Abstract

THE brochure entitled “Broadcast English I. Recommendations to announcers regarding certain words of doubtful pronunciation,” which was recently published by the British Broadcasting Corporation, is a scholarly production, and one that should appeal to a wider audience than that for which it is primarily intended. Though the pen is the able one of Mr. A. Lloyd James, of the School of Oriental Studies, the voice is that of the expert committee, which includes, among others, the Poet Laureate and Mr. G. Bernard Shaw, and was appointed by the Corporation in 1926. Speech, it is pointed out, is governed by local convention and public taste, and although most people think there are right and wrong ways of speaking, these adjectives are only applicable where the different considerations of propriety all lead to the same conclusion. “The higher a community climbs in the social scale, the greater is the uniformity in its speech.” There is no standard pronunciation of English, so there cannot be one and only one right way of pronunciation.
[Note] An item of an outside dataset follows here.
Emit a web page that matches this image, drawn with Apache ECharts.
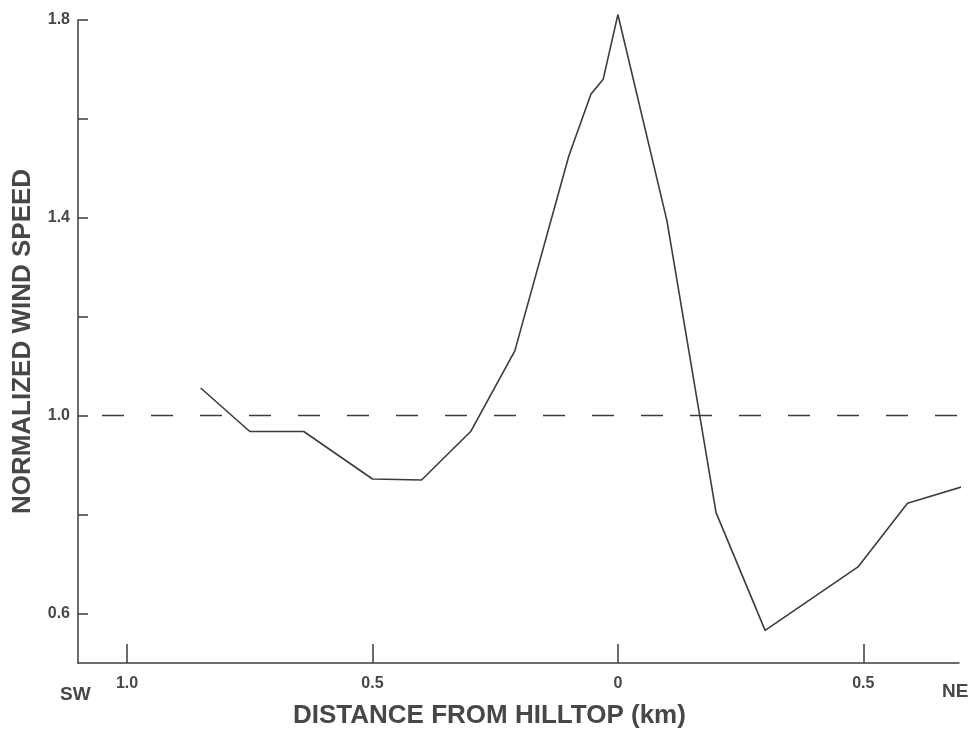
<!DOCTYPE html>
<html>
<head>
<meta charset="utf-8">
<script src="https://cdn.jsdelivr.net/npm/echarts@6/dist/echarts.min.js"></script>
<style>
html, body { margin: 0; padding: 0; background: #fff; }
#chart { width: 979px; height: 732px; }
</style>
</head>
<body>
<div id="chart"></div>
<script>
// distance from hilltop, km (SW negative, NE positive)
var distKm = [-0.85, -0.75, -0.64, -0.50, -0.40, -0.30, -0.21, -0.10, -0.055, -0.03, 0, 0.10, 0.20, 0.30, 0.49, 0.59, 0.71];
// normalized wind speed
var speed = [1.056, 0.968, 0.968, 0.872, 0.870, 0.968, 1.131, 1.525, 1.650, 1.680, 1.811, 1.394, 0.804, 0.566, 0.695, 0.823, 0.859];
var xTicks = [-1.0, -0.5, 0, 0.5];
var yTicks = [0.6, 0.8, 1.0, 1.2, 1.4, 1.6, 1.8];
var yLabels = [0.6, 1.0, 1.4, 1.8];
var refLevel = 1.0;

var ink = '#3c3c3c';
var txt = '#474747';

var data = [];
for (var i = 0; i < distKm.length; i++) {
    data.push([distKm[i], speed[i]]);
}

var myChart = echarts.init(document.getElementById('chart'));

var option = {
    backgroundColor: '#fff',
    animation: false,
    grid: {
        left: 78,
        right: 20,
        top: 20,
        bottom: 69,
        outerBoundsMode: 'none'
    },
    xAxis: {
        type: 'value',
        min: -1.1,
        max: 0.695,
        axisLine: { onZero: false, lineStyle: { color: ink, width: 1.5 } },
        axisTick: {
            inside: true,
            length: 19,
            customValues: xTicks,
            lineStyle: { color: ink, width: 1.5 }
        },
        axisLabel: {
            customValues: xTicks,
            margin: 13,
            color: txt,
            fontFamily: 'Liberation Sans',
            fontWeight: 'bold',
            fontSize: 16,
            formatter: function (v) {
                return v === 0 ? '0' : Math.abs(v).toFixed(1);
            }
        },
        splitLine: { show: false }
    },
    yAxis: {
        type: 'value',
        min: 0.5,
        max: 1.8,
        name: 'NORMALIZED WIND SPEED',
        nameLocation: 'middle',
        nameGap: 42,
        nameTextStyle: {
            color: txt,
            fontFamily: 'Liberation Sans',
            fontWeight: 'bold',
            fontSize: 26
        },
        axisLine: { onZero: false, lineStyle: { color: ink, width: 1.5 } },
        axisTick: {
            inside: true,
            length: 10,
            customValues: yTicks,
            lineStyle: { color: ink, width: 1.5 }
        },
        axisLabel: {
            customValues: yLabels,
            margin: 8,
            color: txt,
            fontFamily: 'Liberation Sans',
            fontWeight: 'bold',
            fontSize: 16,
            formatter: function (v) { return v.toFixed(1); }
        },
        splitLine: { show: false }
    },
    graphic: [
        {
            type: 'text',
            left: 293,
            top: 703,
            style: {
                text: 'DISTANCE FROM HILLTOP (km)',
                fill: txt,
                font: 'bold 26px "Liberation Sans"'
            }
        },
        {
            type: 'text',
            left: 60,
            top: 685,
            style: {
                text: 'SW',
                fill: txt,
                font: 'bold 19px "Liberation Sans"'
            }
        },
        {
            type: 'text',
            left: 942,
            top: 682,
            style: {
                text: 'NE',
                fill: txt,
                font: 'bold 19px "Liberation Sans"'
            }
        }
    ],
    series: [{
        type: 'line',
        data: data,
        clip: false,
        symbol: 'none',
        lineStyle: { color: ink, width: 1.6 },
        markLine: {
            silent: true,
            symbol: 'none',
            label: { show: false },
            lineStyle: {
                color: ink,
                width: 1.3,
                type: [22, 27],
                dashOffset: 25
            },
            data: [{ yAxis: refLevel }]
        }
    }]
};
myChart.setOption(option);
</script>
</body>
</html>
Our language is rich in alternative pronunciations of equal authority, and the task of the B.B.C. has been that of deciding between them. The special difficulties of the task originate in the discrepancy between sound and written symbol, the presence of many foreign words, the relationship between the value of a symbol in the modern language and the value it had in a classical tongue, and the absence of any principle to govern the incidence of stress.